Collected material –

** begin **

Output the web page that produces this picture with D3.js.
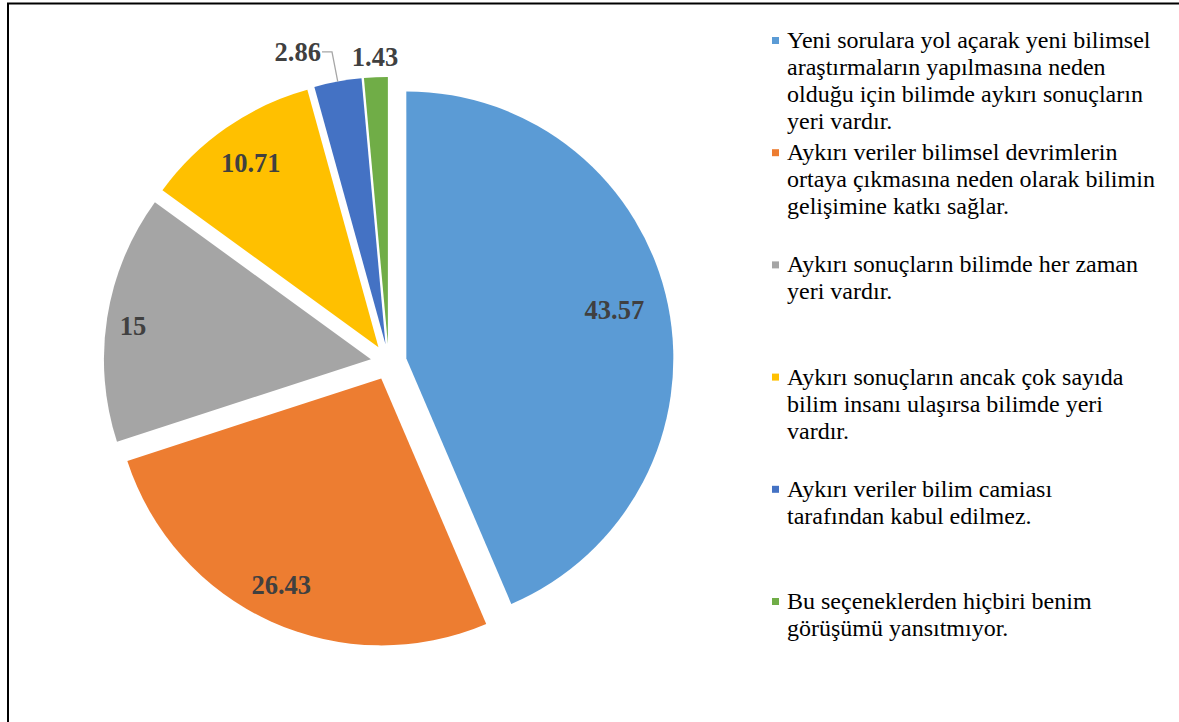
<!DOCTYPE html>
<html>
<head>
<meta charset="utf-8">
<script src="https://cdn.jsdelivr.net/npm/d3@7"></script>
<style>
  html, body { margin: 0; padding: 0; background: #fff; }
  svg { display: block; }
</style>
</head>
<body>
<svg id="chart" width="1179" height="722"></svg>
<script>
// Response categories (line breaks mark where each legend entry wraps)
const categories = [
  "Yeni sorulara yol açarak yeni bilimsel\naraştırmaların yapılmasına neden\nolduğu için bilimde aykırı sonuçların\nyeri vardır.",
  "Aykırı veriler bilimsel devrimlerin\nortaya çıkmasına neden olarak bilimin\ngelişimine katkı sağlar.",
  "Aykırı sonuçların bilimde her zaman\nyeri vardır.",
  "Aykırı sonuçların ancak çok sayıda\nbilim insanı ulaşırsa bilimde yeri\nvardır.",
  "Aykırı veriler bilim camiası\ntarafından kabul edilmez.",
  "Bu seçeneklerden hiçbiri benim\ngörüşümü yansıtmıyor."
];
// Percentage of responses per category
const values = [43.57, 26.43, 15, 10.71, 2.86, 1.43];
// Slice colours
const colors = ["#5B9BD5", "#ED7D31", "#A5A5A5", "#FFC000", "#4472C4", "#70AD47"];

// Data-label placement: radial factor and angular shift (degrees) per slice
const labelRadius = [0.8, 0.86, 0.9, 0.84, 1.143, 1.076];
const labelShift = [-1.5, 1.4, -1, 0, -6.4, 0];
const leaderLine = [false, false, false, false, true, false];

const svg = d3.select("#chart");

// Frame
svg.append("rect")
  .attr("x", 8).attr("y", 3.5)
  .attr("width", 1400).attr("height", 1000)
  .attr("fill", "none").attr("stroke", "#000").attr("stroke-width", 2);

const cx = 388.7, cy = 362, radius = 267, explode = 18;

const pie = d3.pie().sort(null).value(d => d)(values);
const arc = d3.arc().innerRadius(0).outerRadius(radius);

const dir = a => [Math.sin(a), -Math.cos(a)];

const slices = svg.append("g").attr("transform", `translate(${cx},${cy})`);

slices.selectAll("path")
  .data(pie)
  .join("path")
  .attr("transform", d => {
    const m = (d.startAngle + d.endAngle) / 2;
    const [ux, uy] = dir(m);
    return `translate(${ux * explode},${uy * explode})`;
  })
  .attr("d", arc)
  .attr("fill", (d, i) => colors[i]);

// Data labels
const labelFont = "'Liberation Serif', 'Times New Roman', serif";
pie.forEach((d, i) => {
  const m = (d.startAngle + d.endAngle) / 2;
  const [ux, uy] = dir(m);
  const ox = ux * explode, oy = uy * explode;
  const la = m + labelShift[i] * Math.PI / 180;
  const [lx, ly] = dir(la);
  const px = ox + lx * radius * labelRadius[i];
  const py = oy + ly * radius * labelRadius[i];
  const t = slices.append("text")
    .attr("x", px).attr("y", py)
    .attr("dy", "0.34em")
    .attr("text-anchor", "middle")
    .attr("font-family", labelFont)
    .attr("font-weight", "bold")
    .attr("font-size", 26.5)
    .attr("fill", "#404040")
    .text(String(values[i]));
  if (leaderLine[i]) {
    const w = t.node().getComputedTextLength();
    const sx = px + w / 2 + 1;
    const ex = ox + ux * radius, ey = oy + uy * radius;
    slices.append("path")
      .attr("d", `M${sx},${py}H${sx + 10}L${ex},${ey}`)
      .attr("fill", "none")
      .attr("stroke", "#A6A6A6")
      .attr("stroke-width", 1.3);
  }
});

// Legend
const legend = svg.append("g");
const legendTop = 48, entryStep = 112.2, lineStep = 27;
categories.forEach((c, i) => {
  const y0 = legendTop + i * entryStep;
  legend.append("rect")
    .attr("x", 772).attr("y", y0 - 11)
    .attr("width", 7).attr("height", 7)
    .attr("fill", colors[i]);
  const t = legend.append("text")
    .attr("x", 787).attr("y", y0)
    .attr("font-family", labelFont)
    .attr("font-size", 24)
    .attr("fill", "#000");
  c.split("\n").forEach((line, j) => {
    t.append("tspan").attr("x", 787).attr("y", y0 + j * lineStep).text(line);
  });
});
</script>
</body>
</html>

** end **

Directions for this task – Reproduce the listing exactly. Leave its pictures out.

Written answer –
Output the web page that produces this picture with D3.js.
<!DOCTYPE html>
<html>
<head>
<meta charset="utf-8">
<script src="https://cdn.jsdelivr.net/npm/d3@7"></script>
<style>
  html, body { margin: 0; padding: 0; background: #fff; }
  svg { display: block; }
</style>
</head>
<body>
<svg id="chart" width="1179" height="722"></svg>
<script>
// Response categories (line breaks mark where each legend entry wraps)
const categories = [
  "Yeni sorulara yol açarak yeni bilimsel\naraştırmaların yapılmasına neden\nolduğu için bilimde aykırı sonuçların\nyeri vardır.",
  "Aykırı veriler bilimsel devrimlerin\nortaya çıkmasına neden olarak bilimin\ngelişimine katkı sağlar.",
  "Aykırı sonuçların bilimde her zaman\nyeri vardır.",
  "Aykırı sonuçların ancak çok sayıda\nbilim insanı ulaşırsa bilimde yeri\nvardır.",
  "Aykırı veriler bilim camiası\ntarafından kabul edilmez.",
  "Bu seçeneklerden hiçbiri benim\ngörüşümü yansıtmıyor."
];
// Percentage of responses per category
const values = [43.57, 26.43, 15, 10.71, 2.86, 1.43];
// Slice colours
const colors = ["#5B9BD5", "#ED7D31", "#A5A5A5", "#FFC000", "#4472C4", "#70AD47"];

// Data-label placement: radial factor and angular shift (degrees) per slice
const labelRadius = [0.8, 0.86, 0.9, 0.84, 1.143, 1.076];
const labelShift = [-1.5, 1.4, -1, 0, -6.4, 0];
const leaderLine = [false, false, false, false, true, false];

const svg = d3.select("#chart");

// Frame
svg.append("rect")
  .attr("x", 8).attr("y", 3.5)
  .attr("width", 1400).attr("height", 1000)
  .attr("fill", "none").attr("stroke", "#000").attr("stroke-width", 2);

const cx = 388.7, cy = 362, radius = 267, explode = 18;

const pie = d3.pie().sort(null).value(d => d)(values);
const arc = d3.arc().innerRadius(0).outerRadius(radius);

const dir = a => [Math.sin(a), -Math.cos(a)];

const slices = svg.append("g").attr("transform", `translate(${cx},${cy})`);

slices.selectAll("path")
  .data(pie)
  .join("path")
  .attr("transform", d => {
    const m = (d.startAngle + d.endAngle) / 2;
    const [ux, uy] = dir(m);
    return `translate(${ux * explode},${uy * explode})`;
  })
  .attr("d", arc)
  .attr("fill", (d, i) => colors[i]);

// Data labels
const labelFont = "'Liberation Serif', 'Times New Roman', serif";
pie.forEach((d, i) => {
  const m = (d.startAngle + d.endAngle) / 2;
  const [ux, uy] = dir(m);
  const ox = ux * explode, oy = uy * explode;
  const la = m + labelShift[i] * Math.PI / 180;
  const [lx, ly] = dir(la);
  const px = ox + lx * radius * labelRadius[i];
  const py = oy + ly * radius * labelRadius[i];
  const t = slices.append("text")
    .attr("x", px).attr("y", py)
    .attr("dy", "0.34em")
    .attr("text-anchor", "middle")
    .attr("font-family", labelFont)
    .attr("font-weight", "bold")
    .attr("font-size", 26.5)
    .attr("fill", "#404040")
    .text(String(values[i]));
  if (leaderLine[i]) {
    const w = t.node().getComputedTextLength();
    const sx = px + w / 2 + 1;
    const ex = ox + ux * radius, ey = oy + uy * radius;
    slices.append("path")
      .attr("d", `M${sx},${py}H${sx + 10}L${ex},${ey}`)
      .attr("fill", "none")
      .attr("stroke", "#A6A6A6")
      .attr("stroke-width", 1.3);
  }
});

// Legend
const legend = svg.append("g");
const legendTop = 48, entryStep = 112.2, lineStep = 27;
categories.forEach((c, i) => {
  const y0 = legendTop + i * entryStep;
  legend.append("rect")
    .attr("x", 772).attr("y", y0 - 11)
    .attr("width", 7).attr("height", 7)
    .attr("fill", colors[i]);
  const t = legend.append("text")
    .attr("x", 787).attr("y", y0)
    .attr("font-family", labelFont)
    .attr("font-size", 24)
    .attr("fill", "#000");
  c.split("\n").forEach((line, j) => {
    t.append("tspan").attr("x", 787).attr("y", y0 + j * lineStep).text(line);
  });
});
</script>
</body>
</html>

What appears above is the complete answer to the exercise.